PROBLEM
Skip all pictures. Write out the data below from its first line through the line that contains "draw=goldEdge, fill=gold, minimum".

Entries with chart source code
+ + + + +

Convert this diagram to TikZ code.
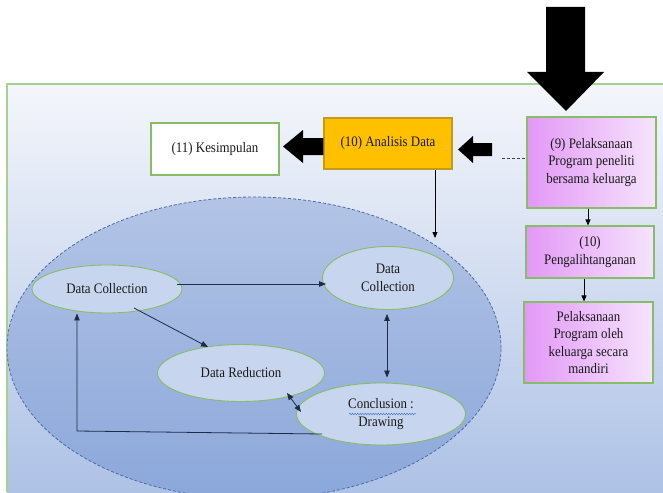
\documentclass[tikz,border=0pt]{standalone}
\usepackage{fontspec}
\setmainfont{Liberation Serif}[FakeStretch=0.89]
\usetikzlibrary{shapes.geometric,arrows.meta,decorations.pathmorphing}

\definecolor{panelTop}{HTML}{F4F6FB}
\definecolor{panelBot}{HTML}{AEC2E6}
\definecolor{panelEdge}{HTML}{A9D18E}
\definecolor{ellTop}{HTML}{B3C4E6}
\definecolor{ellBot}{HTML}{8BA7DA}
\definecolor{ellEdge}{HTML}{4C6C9E}
\definecolor{smallFill}{HTML}{C8D5EE}
\definecolor{greenEdge}{HTML}{86BD66}
\definecolor{gold}{HTML}{FFC000}
\definecolor{goldEdge}{HTML}{C49A1C}
\definecolor{violetA}{HTML}{E398F6}
\definecolor{violetB}{HTML}{F6E4FC}
\definecolor{navy}{HTML}{1E2B45}
\definecolor{ink}{HTML}{1A1A1A}
\definecolor{squiggle}{HTML}{4A7BD0}

\tikzset{
  bx/.style={rectangle, draw=greenEdge, line width=1.1pt, inner sep=2pt,
    align=center, text=ink},
  pbox/.style={bx, left color=violetA, right color=violetB},
  el/.style={ellipse, draw=greenEdge, line width=0.9pt, fill=smallFill,
    inner sep=0pt, align=center, text=ink},
  conn/.style={draw=navy, line width=0.8pt, -{Triangle[length=7pt,width=5.5pt]}},
  conn2/.style={draw=navy, line width=0.8pt,
    {Triangle[length=7pt,width=5.5pt]}-{Triangle[length=7pt,width=5.5pt]}},
  thin arrow/.style={draw=black, line width=0.8pt, -{Triangle[length=6pt,width=5pt]}},
  block/.style={fill=black, draw=none}
}

\begin{document}
\begin{tikzpicture}[x=1pt, y=-1pt, font=\fontsize{14.5}{17.5}\selectfont]
\useasboundingbox (0,0) rectangle (663,492);
\clip (0,0) rectangle (663,492);

% background panel
\shade[top color=panelTop, bottom color=panelBot] (7,84) rectangle (663,492);
\draw[panelEdge, line width=1.2pt] (7,492) -- (7,84) -- (663,84);

% analysis cycle container
\node[ellipse, minimum width=494, minimum height=302, inner sep=0pt,
  top color=ellTop, bottom color=ellBot, draw=ellEdge, line width=0.8pt,
  dash pattern=on 3pt off 2pt] (cycle) at (254,348) {};

% top row boxes
\node[bx, fill=white, minimum width=128, minimum height=52] (kes) at (215,149) {(11) Kesimpulan};
\node[bx, draw=goldEdge, fill=gold, minimum width=128, minimum height=51] (ana) at (388,143.5) {(10) Analisis Data};

% right column boxes
\node[pbox, minimum width=129, minimum height=91] (p9) at (591.5,162.5)
  {(9) Pelaksanaan\\Program peneliti\\bersama keluarga};
\node[pbox, minimum width=128, minimum height=52] (p10) at (590,252)
  {(10)\\Pengalihtanganan};
\node[pbox, minimum width=129, minimum height=81] (p11) at (588.5,342.5)
  {Pelaksanaan\\Program oleh\\keluarga secara\\mandiri};

% cycle stages
\node[el, minimum width=150, minimum height=48] (dc1) at (107,289) {Data Collection};
\node[el, minimum width=131, minimum height=63] (dc2) at (388,278) {Data\\Collection};
\node[el, minimum width=167, minimum height=57] (dr) at (241,373) {Data Reduction};
\node[el, minimum width=169, minimum height=62] (cd) at (381,414) {Conclusion :\\Drawing};

% spell-check squiggle under "Conclusion :"
\draw[squiggle, line width=0.5pt, decorate,
  decoration={snake, amplitude=0.8pt, segment length=2.6pt}]
  ([shift={(-32,0)}]cd.center) -- ([shift={(35,0)}]cd.center);

% block arrows
\draw[block] (546,7) -- (585,7) -- (585,72) -- (604,72) -- (566,111) -- (527,72) -- (546,72) -- cycle;
\draw[block] (ana.west |- 0,138) -- (303,138) -- (303,130) -- (283,146.5) -- (303,163) -- (303,155) -- (ana.west |- 0,155) -- cycle;
\draw[block] (492,143) -- (473,143) -- (473,136) -- (458,149.5) -- (473,163) -- (473,156) -- (492,156) -- cycle;

% dashed link from (9)
\draw[black!75, line width=0.8pt, dash pattern=on 3pt off 2pt]
  ([shift={(-24,-4.5)}]p9.west) -- ([yshift=4.5pt]p9.west);

% right column flow
\draw[thin arrow] ([xshift=-3.5pt]p9.south) -- ([xshift=-2pt]p10.north);
\draw[thin arrow] ([xshift=-6pt]p10.south) -- ([xshift=-4.5pt]p11.north);

% analysis into the cycle
\coordinate (cycIn) at (435,238);
\draw[thin arrow] ([xshift=47pt]ana.south) -- (cycIn);

% cycle connectors
\draw[conn] ([shift={(70,-5)}]dc1.center) -- ([shift={(4,6)}]dc2.west);
\draw[conn] ([shift={(27,19)}]dc1.center) -- ([shift={(-33,-26)}]dr.center);
\draw[conn2] ([shift={(-1,4)}]dc2.south) -- ([shift={(6,-5)}]cd.north);
\draw[conn2] ([shift={(46,20)}]dr.center) -- ([shift={(-80,-2)}]cd.center);
\coordinate (loopCorner) at (77,431);
\draw[conn] ([shift={(-59,20)}]cd.center) -- (loopCorner) -- (loopCorner |- dc1.south);
\end{tikzpicture}
\end{document}
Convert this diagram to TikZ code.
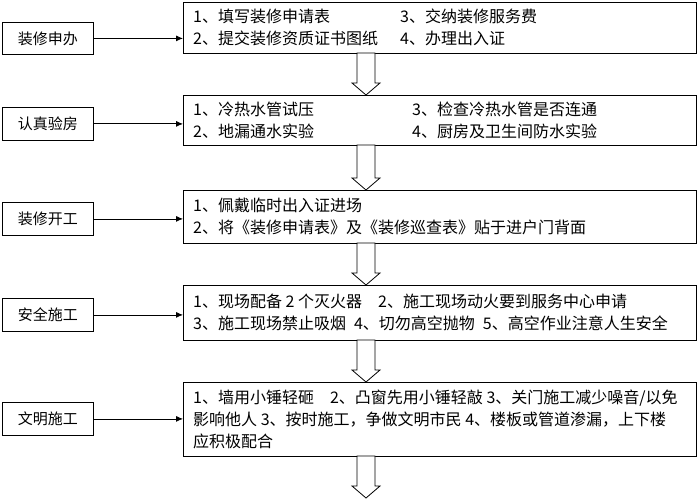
\documentclass[tikz,border=0pt]{standalone}
\usepackage{fontspec}
\setmainfont{Noto Sans CJK SC}
\usetikzlibrary{arrows.meta}
\tikzset{
    stage/.style = {rectangle, draw=black, line width=0.8pt, minimum width=91pt, anchor=north west, font=\fontsize{15}{17}\selectfont, inner sep=0pt},
    detail/.style = {rectangle, draw=black, line width=0.8pt, minimum width=513pt, anchor=north west, inner sep=0pt},
    info/.style = {anchor=west, inner sep=0pt, font=\fontsize{16}{22}\selectfont, align=left},
    down/.style = {draw=black, line width=0.8pt, fill=white, line join=miter},
    edgen/.style = {-{Latex[length=7pt,width=6pt]}, line width=0.8pt}
}
\begin{document}
\begin{tikzpicture}[x=1pt,y=-1pt]
\useasboundingbox (0,0) rectangle (698,500);
% stages
\node[stage, minimum height=32pt] at (2,22) (s1) {装修申办};
\node[stage, minimum height=33pt] at (2,107) (s2) {认真验房};
\node[stage, minimum height=33pt] at (2,202) (s3) {装修开工};
\node[stage, minimum height=33pt] at (2,298) (s4) {安全施工};
\node[stage, minimum height=33pt] at (2,402) (s5) {文明施工};
% details
\node[detail, minimum height=51pt] at (183,2) (d1) {};
\node[detail, minimum height=50pt] at (183,95) (d2) {};
\node[detail, minimum height=53pt] at (183,190) (d3) {};
\node[detail, minimum height=55pt] at (183,285) (d4) {};
\node[detail, minimum height=74pt] at (183,382) (d5) {};
\node[info] at (193,27) (t1a) {1、填写装修申请表\\2、提交装修资质证书图纸};
\node[info] at (400,27) (t1b) {3、交纳装修服务费\\4、办理出入证};
\node[info] at (193,120) (t2a) {1、冷热水管试压\\2、地漏通水实验};
\node[info] at (412,120) (t2b) {3、检查冷热水管是否连通\\4、厨房及卫生间防水实验};
\node[info] at (193,216) (t3) {1、佩戴临时出入证进场\\2、将《装修申请表》及《装修巡查表》贴于进户门背面};
\node[info] at (193,312) (t4) {1、现场配备 2 个灭火器\quad 2、施工现场动火要到服务中心申请\\3、施工现场禁止吸烟\enspace 4、切勿高空抛物\enspace 5、高空作业注意人生安全};
\node[info] at (193,419) (t5) {1、墙用小锤轻砸\quad 2、凸窗先用小锤轻敲 3、关门施工减少噪音/以免\\影响他人 3、按时施工，争做文明市民 4、楼板或管道渗漏，上下楼\\应积极配合};
% connectors
\foreach \i in {1,...,5}
  \draw[edgen] (s\i.east) -- (s\i.east -| d\i.west);
\foreach \y/\h in {53/42, 145/45, 243/42, 340/42, 456/42}
  \draw[down] (357,\y) -- (375,\y) -- (375,\y+\h-12) -- (380,\y+\h-12)
    -- (366,\y+\h) -- (352,\y+\h-12) -- (357,\y+\h-12) -- cycle;
\end{tikzpicture}
\end{document}
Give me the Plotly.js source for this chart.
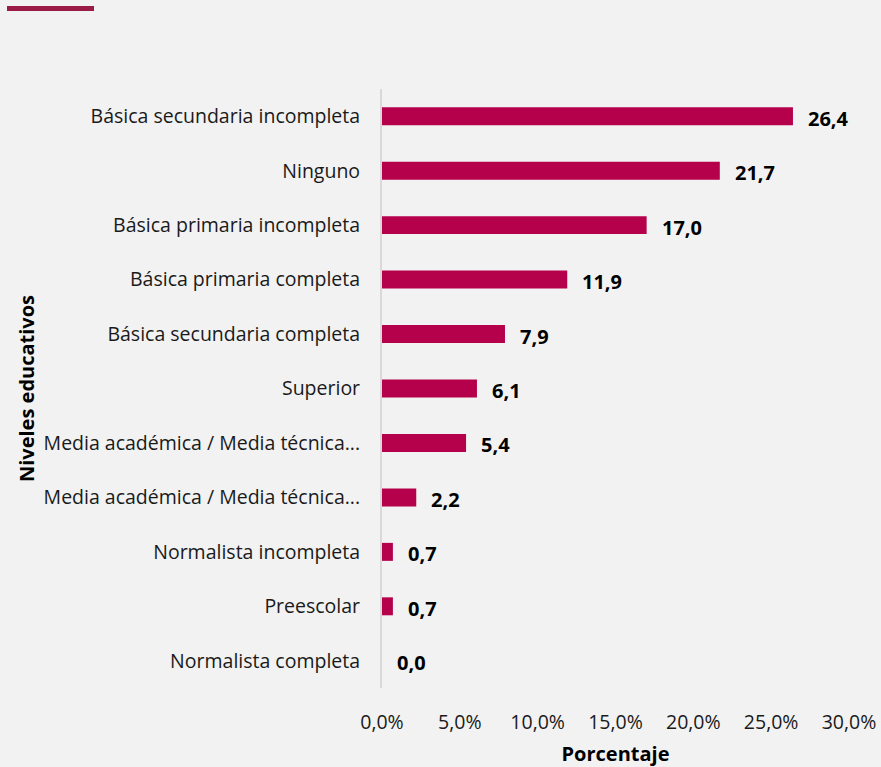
<!DOCTYPE html>
<html>
<head>
<meta charset="utf-8">
<script src="https://cdn.plot.ly/plotly-3.0.1.min.js"></script>
<style>
html,body{margin:0;padding:0;background:#f2f2f2;}
#chart{width:881px;height:767px;}
</style>
</head>
<body>
<div id="chart"></div>
<script>
const categories = [
  "Básica secundaria incompleta",
  "Ninguno",
  "Básica primaria incompleta",
  "Básica primaria completa",
  "Básica secundaria completa",
  "Superior",
  "Media académica / Media técnica...",
  "Media académica / Media técnica...",
  "Normalista incompleta",
  "Preescolar",
  "Normalista completa"
];
const values = [26.4, 21.7, 17.0, 11.9, 7.9, 6.1, 5.4, 2.2, 0.7, 0.7, 0.0];
const xTickVals = [0, 5, 10, 15, 20, 25, 30];
const xTickText = ["0,0%", "5,0%", "10,0%", "15,0%", "20,0%", "25,0%", "30,0%"];

const idx = categories.map((_, i) => i);
const fmt = v => v.toFixed(1).replace('.', ',');

const trace = {
  type: 'bar',
  orientation: 'h',
  x: values,
  y: idx,
  width: 0.33,
  marker: {color: '#b5004b'},
  hoverinfo: 'none'
};

const annotations = values.map((v, i) => ({
  x: v, y: i, xref: 'x', yref: 'y',
  text: '<b>' + fmt(v) + '</b>',
  showarrow: false, xanchor: 'left', yanchor: 'middle',
  xshift: 13, yshift: -2,
  font: {family: 'Open Sans, sans-serif', size: 20, color: '#000'}
}));

const layout = {
  width: 881, height: 767,
  paper_bgcolor: '#f2f2f2', plot_bgcolor: '#f2f2f2',
  margin: {l: 382, r: 32, t: 89, b: 79, pad: 0},
  showlegend: false,
  font: {family: 'Open Sans, sans-serif', size: 20, color: '#1a1a1a'},
  xaxis: {
    range: [0, 30],
    tickvals: xTickVals, ticktext: xTickText,
    showgrid: false, zeroline: false, showline: false,
    ticks: 'outside', ticklen: 17, tickcolor: 'rgba(0,0,0,0)',
    tickfont: {size: 19.5, color: '#1a1a1a'},
    title: {text: '<b>Porcentaje</b>', font: {size: 20, color: '#000'}, standoff: 13},
    fixedrange: true
  },
  yaxis: {
    range: [10.5, -0.5],
    tickvals: idx, ticktext: categories,
    showgrid: false, zeroline: false,
    showline: true, linecolor: '#d9d9d9', linewidth: 2,
    ticks: 'outside', ticklen: 16, tickcolor: 'rgba(0,0,0,0)',
    tickfont: {size: 19.5, color: '#1a1a1a'},
    title: {text: '<b>Niveles educativos</b>', font: {size: 20, color: '#000'}, standoff: 4},
    fixedrange: true
  },
  annotations: annotations,
  shapes: [{
    type: 'line', xref: 'paper', yref: 'paper',
    x0: (7 - 382) / 467, x1: (94 - 382) / 467,
    y0: (688 - 8.5) / 599, y1: (688 - 8.5) / 599,
    line: {color: '#9b1b47', width: 5}
  }]
};

Plotly.newPlot('chart', [trace], layout, {displayModeBar: false, staticPlot: true});
</script>
</body>
</html>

+ + + + +

THE RESPONSE
Convert this diagram to TikZ code.
\documentclass[tikz,border=0pt]{standalone}
\usepackage{fontspec}
\setmainfont{Liberation Serif}[FakeStretch=0.89]
\usetikzlibrary{shapes.geometric,arrows.meta,decorations.pathmorphing}

\definecolor{panelTop}{HTML}{F4F6FB}
\definecolor{panelBot}{HTML}{AEC2E6}
\definecolor{panelEdge}{HTML}{A9D18E}
\definecolor{ellTop}{HTML}{B3C4E6}
\definecolor{ellBot}{HTML}{8BA7DA}
\definecolor{ellEdge}{HTML}{4C6C9E}
\definecolor{smallFill}{HTML}{C8D5EE}
\definecolor{greenEdge}{HTML}{86BD66}
\definecolor{gold}{HTML}{FFC000}
\definecolor{goldEdge}{HTML}{C49A1C}
\definecolor{violetA}{HTML}{E398F6}
\definecolor{violetB}{HTML}{F6E4FC}
\definecolor{navy}{HTML}{1E2B45}
\definecolor{ink}{HTML}{1A1A1A}
\definecolor{squiggle}{HTML}{4A7BD0}

\tikzset{
  bx/.style={rectangle, draw=greenEdge, line width=1.1pt, inner sep=2pt,
    align=center, text=ink},
  pbox/.style={bx, left color=violetA, right color=violetB},
  el/.style={ellipse, draw=greenEdge, line width=0.9pt, fill=smallFill,
    inner sep=0pt, align=center, text=ink},
  conn/.style={draw=navy, line width=0.8pt, -{Triangle[length=7pt,width=5.5pt]}},
  conn2/.style={draw=navy, line width=0.8pt,
    {Triangle[length=7pt,width=5.5pt]}-{Triangle[length=7pt,width=5.5pt]}},
  thin arrow/.style={draw=black, line width=0.8pt, -{Triangle[length=6pt,width=5pt]}},
  block/.style={fill=black, draw=none}
}

\begin{document}
\begin{tikzpicture}[x=1pt, y=-1pt, font=\fontsize{14.5}{17.5}\selectfont]
\useasboundingbox (0,0) rectangle (663,492);
\clip (0,0) rectangle (663,492);

% background panel
\shade[top color=panelTop, bottom color=panelBot] (7,84) rectangle (663,492);
\draw[panelEdge, line width=1.2pt] (7,492) -- (7,84) -- (663,84);

% analysis cycle container
\node[ellipse, minimum width=494, minimum height=302, inner sep=0pt,
  top color=ellTop, bottom color=ellBot, draw=ellEdge, line width=0.8pt,
  dash pattern=on 3pt off 2pt] (cycle) at (254,348) {};

% top row boxes
\node[bx, fill=white, minimum width=128, minimum height=52] (kes) at (215,149) {(11) Kesimpulan};
\node[bx, draw=goldEdge, fill=gold, minimum width=128, minimum height=51] (ana) at (388,143.5) {(10) Analisis Data};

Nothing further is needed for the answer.